3. Execute the shell script and when the syndication software is running, you should see a bunch of folders being created. Examples of these new folders are OLGBWORLD_iptc and OLUSPOLITIC_iptc. You will also see some XML and JPG files in these new folders. The XML files are the NewsML files which contain the Reuters stories while the JPG are the pictures and photos for some of the stories.

The folders or news channels are controlled by Reuters, so if you need more news channels, you need to call your Reuters representative. Each folder corresponds to one news channel. When the syndication software is running, it will write its status into siclone.config.

NewsML Files

Reuters has a good showcase for the NewsML format. The showcase contains some example NewsML packages which you can download to get a feel what are the key attributes in the NewsML files. You can also try out the NewsML toolkit from sourceforge.

By now, you can start coding your own application in your favourite programming language to scan the news folders at regular intervals for NewsML files. Once the syndication software has completed writing and closed the NewsML files, the files can be deleted from the folders without affecting the syndication software. Occasionally, you may come across files with filenames ending in .tmp. These are temporary files that the syndication software are using to dump the NewsML contents. Your application should ignore these temporary files.

The NewsML file contains numerous attributes which can be quite daunting initially. For starters, you can use a XML parser library that is available in your programming language and use it to parse out these attributes first:

  • DateTime
  • Role
  • USN
  • Slug
  • Headline
  • body

If you need to understand the classification for the story, you may also want to parse out the IPTCSubjectCodes and N2000 attributes as well. For more information on these attributes, call your Reuters representative :-)

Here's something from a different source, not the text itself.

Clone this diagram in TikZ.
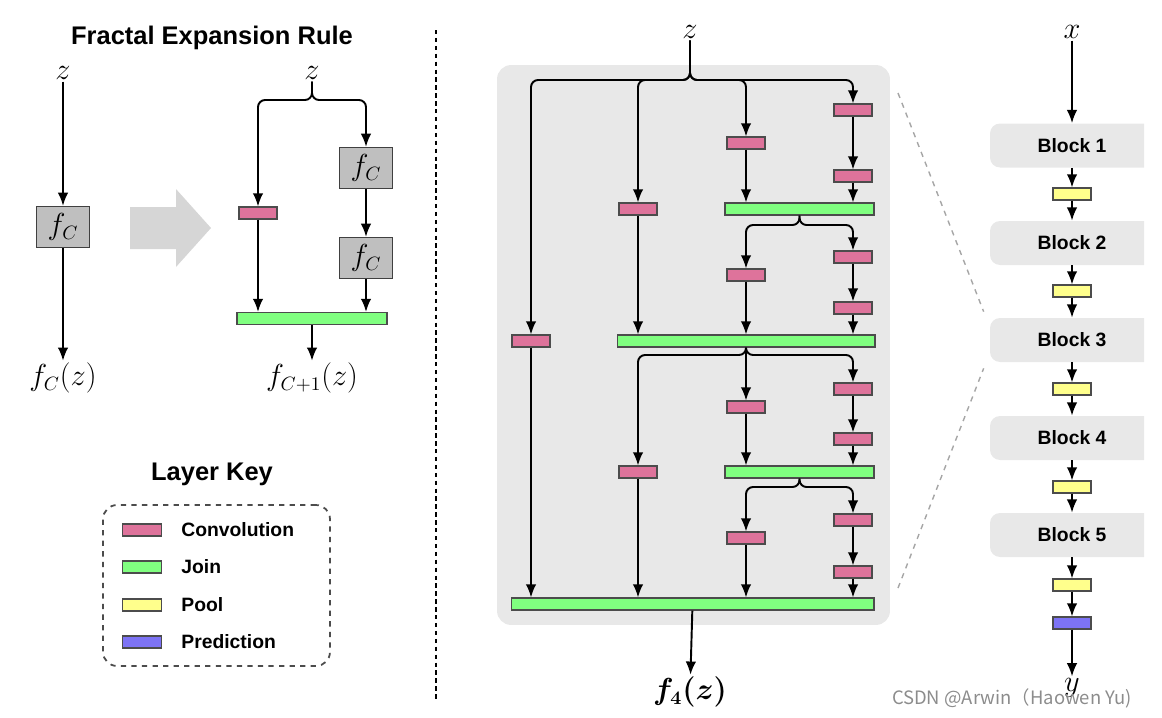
\documentclass[tikz,border=0pt]{standalone}
\usepackage{fontspec}
\setsansfont{Liberation Sans}
\newfontfamily\cjkfont{Noto Sans CJK SC}
\usepackage{bm}
\usepackage{tikz}
\usetikzlibrary{positioning,arrows.meta}

\definecolor{convpink}{RGB}{222,115,155}
\definecolor{joingreen}{RGB}{128,255,128}
\definecolor{poolyellow}{RGB}{255,255,140}
\definecolor{predblue}{RGB}{125,115,245}
\definecolor{panelgray}{RGB}{232,232,232}

\tikzset{
    arr/.style={-{Latex[length=7.5pt,width=6pt]},line width=1.1pt},
    layer/.style={draw=black!70,line width=0.6pt,inner sep=0,minimum height=0.24cm},
    conv/.style={layer,fill=convpink,minimum width=0.76cm},
    joinbar/.style={layer,fill=joingreen},
    pool/.style={layer,fill=poolyellow,minimum width=0.76cm},
    pred/.style={layer,fill=predblue,minimum width=0.76cm},
    fbox/.style={draw=black!75,line width=0.7pt,fill=black!25,minimum width=1.06cm,minimum height=0.82cm,font=\fontsize{16}{18}\selectfont},
    mlabel/.style={font=\fontsize{16}{18}\selectfont,inner sep=1pt},
    title/.style={font=\sffamily\bfseries\fontsize{14.5}{17}\selectfont},
    keytxt/.style={font=\sffamily\bfseries\fontsize{11}{13}\selectfont,inner sep=0},
    block/.style={fill=panelgray,rounded corners=0.2cm,minimum width=3.28cm,minimum height=0.88cm,font=\sffamily\bfseries\fontsize{11}{13}\selectfont},
}

\begin{document}
\begin{tikzpicture}[x=0.02cm,y=-0.02cm]
    \useasboundingbox (0,0) rectangle (1162,717);

    % fractal expansion rule
    \node[title] (ruleT) at (212,38) {Fractal Expansion Rule};
    \node[mlabel] (zA) at (63,73) {$z$};
    \node[fbox] (fA) at (63,227) {$f_C$};
    \node[mlabel] (outA) at (63,378) {$f_C(z)$};
    \draw[arr] (zA) -- (fA);
    \draw[arr] (fA) -- (outA);

    \fill[black!16] (130,207) -- (176,207) -- (176,189) -- (211,228) -- (176,267) -- (176,249) -- (130,249) -- cycle;

    \node[mlabel] (zB) at (312,73) {$z$};
    \coordinate (bB) at (312,100);
    \node[conv] (cB) at (258,213) {};
    \node[fbox] (fB1) at (366,168) {$f_C$};
    \node[fbox] (fB2) at (366,258) {$f_C$};
    \node[joinbar,minimum width=3cm] (jB) at (312,318.5) {};
    \node[mlabel] (outB) at (312,378) {$f_{C+1}(z)$};
    \draw[arr,rounded corners=4pt] (zB) -- (bB) -| (cB);
    \draw[arr,rounded corners=4pt] (zB) -- (bB) -| (fB1);
    \draw[arr] (fB1) -- (fB2);
    \draw[arr] (fB2) -- (fB2 |- jB.north);
    \draw[arr] (cB) -- (cB |- jB.north);
    \draw[arr] (jB) -- (outB);

    % layer key
    \node[title] (keyT) at (212,474) {Layer Key};
    \node[draw=black!70,dashed,line width=1pt,rounded corners=8pt,minimum width=4.54cm,minimum height=3.22cm] (keyBox) at (216.5,585.5) {};
    \node[conv,minimum width=0.78cm] (kConv) at (142,530) {};
    \node[joinbar,minimum width=0.78cm] (kJoin) at (142,567) {};
    \node[pool,minimum width=0.78cm] (kPool) at (142,605) {};
    \node[pred,minimum width=0.78cm] (kPred) at (142,642) {};
    \node[keytxt,right=0.38cm of kConv] {Convolution};
    \node[keytxt,right=0.38cm of kJoin] {Join};
    \node[keytxt,right=0.38cm of kPool] {Pool};
    \node[keytxt,right=0.38cm of kPred] {Prediction};

    \draw[line width=1.4pt,dash pattern=on 2.5pt off 2pt] (436,30) -- (436,700);

    % fractal block
    \node[fill=panelgray,rounded corners=8pt,minimum width=7.86cm,minimum height=11.2cm] (panel) at (693.5,345) {};
    \node[mlabel] (zM) at (690,32) {$z$};
    \coordinate (bt) at (690,80);
    \node[conv] (m1) at (531,341) {};
    \node[conv] (m2) at (638,209) {};
    \node[conv] (m3) at (746,143) {};
    \node[conv] (m4) at (853,110) {};
    \node[conv] (m5) at (853,176) {};
    \node[joinbar,minimum width=2.98cm] (j1) at (799.5,209) {};
    \coordinate (b1) at (799.5,225);
    \node[conv] (m6) at (746,275) {};
    \node[conv] (m7) at (853,257) {};
    \node[conv] (m8) at (853,308) {};
    \node[joinbar,minimum width=5.16cm] (j2) at (746,341) {};
    \coordinate (b2) at (746,355);
    \node[conv] (m9) at (746,407) {};
    \node[conv] (m10) at (638,472) {};
    \node[conv] (m11) at (853,389) {};
    \node[conv] (m12) at (853,439) {};
    \node[joinbar,minimum width=2.98cm] (j3) at (799.5,472) {};
    \coordinate (b3) at (799.5,487);
    \node[conv] (m13) at (746,538) {};
    \node[conv] (m14) at (853,520) {};
    \node[conv] (m15) at (853,572) {};
    \node[joinbar,minimum width=7.26cm] (j4) at (692.5,604) {};
    \node[mlabel] (outM) at (690,692) {$\bm{f_4(z)}$};

    \foreach \m in {m1,m2,m3,m4}
        \draw[arr,rounded corners=4pt] (zM) -- (bt) -| (\m);
    \draw[arr] (m4) -- (m5);
    \draw[arr] (m3) -- (m3 |- j1.north);
    \draw[arr] (m5) -- (m5 |- j1.north);
    \foreach \m in {m6,m7}
        \draw[arr,rounded corners=4pt] (j1) -- (b1) -| (\m);
    \draw[arr] (m7) -- (m8);
    \draw[arr] (m2) -- (m2 |- j2.north);
    \draw[arr] (m6) -- (m6 |- j2.north);
    \draw[arr] (m8) -- (m8 |- j2.north);
    \foreach \m in {m10,m11}
        \draw[arr,rounded corners=4pt] (j2) -- (b2) -| (\m);
    \draw[arr] (j2) -- (m9);
    \draw[arr] (m11) -- (m12);
    \draw[arr] (m9) -- (m9 |- j3.north);
    \draw[arr] (m12) -- (m12 |- j3.north);
    \foreach \m in {m13,m14}
        \draw[arr,rounded corners=4pt] (j3) -- (b3) -| (\m);
    \draw[arr] (m14) -- (m15);
    \foreach \m in {m1,m10,m13,m15}
        \draw[arr] (\m) -- (\m |- j4.north);
    \draw[arr] (j4) -- (outM);

    % full network
    \node[mlabel] (xR) at (1072,32) {$x$};
    \begin{scope}
        \clip (980,100) rectangle (1144,570);
        \node[block] (B1) at (1072,145.5) {Block 1};
        \node[block] (B2) at (1072,243) {Block 2};
        \node[block] (B3) at (1072,340) {Block 3};
        \node[block] (B4) at (1072,438) {Block 4};
        \node[block] (B5) at (1072,535) {Block 5};
    \end{scope}
    \node[pool] (P1) at (1072,194) {};
    \node[pool] (P2) at (1072,291) {};
    \node[pool] (P3) at (1072,389) {};
    \node[pool] (P4) at (1072,487) {};
    \node[pool] (P5) at (1072,585) {};
    \node[pred] (Pr) at (1072,623) {};
    \node[mlabel] (yR) at (1072,688) {$y$};
    \draw[arr] (xR) -- (B1);
    \foreach \b/\p/\n in {B1/P1/B2,B2/P2/B3,B3/P3/B4,B4/P4/B5}{
        \draw[arr] (\b) -- (\p);
        \draw[arr] (\p) -- (\n);
    }
    \draw[arr] (B5) -- (P5);
    \draw[arr] (P5) -- (Pr);
    \draw[arr] (Pr) -- (yR);

    \coordinate (zoomA) at (898,93);
    \coordinate (zoomB) at (898,588);
    \draw[dashed,black!35,line width=0.8pt] (zoomA) -- ([shift={(-6,-6)}]B3.north west);
    \draw[dashed,black!35,line width=0.8pt] (zoomB) -- ([shift={(-6,6)}]B3.south west);

    \node[font=\cjkfont\fontsize{10.5}{12}\selectfont,text=black!45] (mark) at (1012,698) {CSDN @Arwin（Haowen Yu)};
\end{tikzpicture}
\end{document}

All the contents (nodes) within the ... tag-pair will be the story that can be used to display to your audience. It is a well-formed xHTML document, so it can be included directly in any web page. In some stories, you will also find some RICs that are embedded within the body. You can replace these RICs using some regular expressions or convert them to valid URLs that link to the pages displaying the financial information for these codes.

This blog post has illustrated an alternative method of integrating with the Reuters syndication software which allows you to write your own NewsML processing routines in a non-Java language. It has also highlighted some NewsML attributes which you can look at first to start setting up your news site.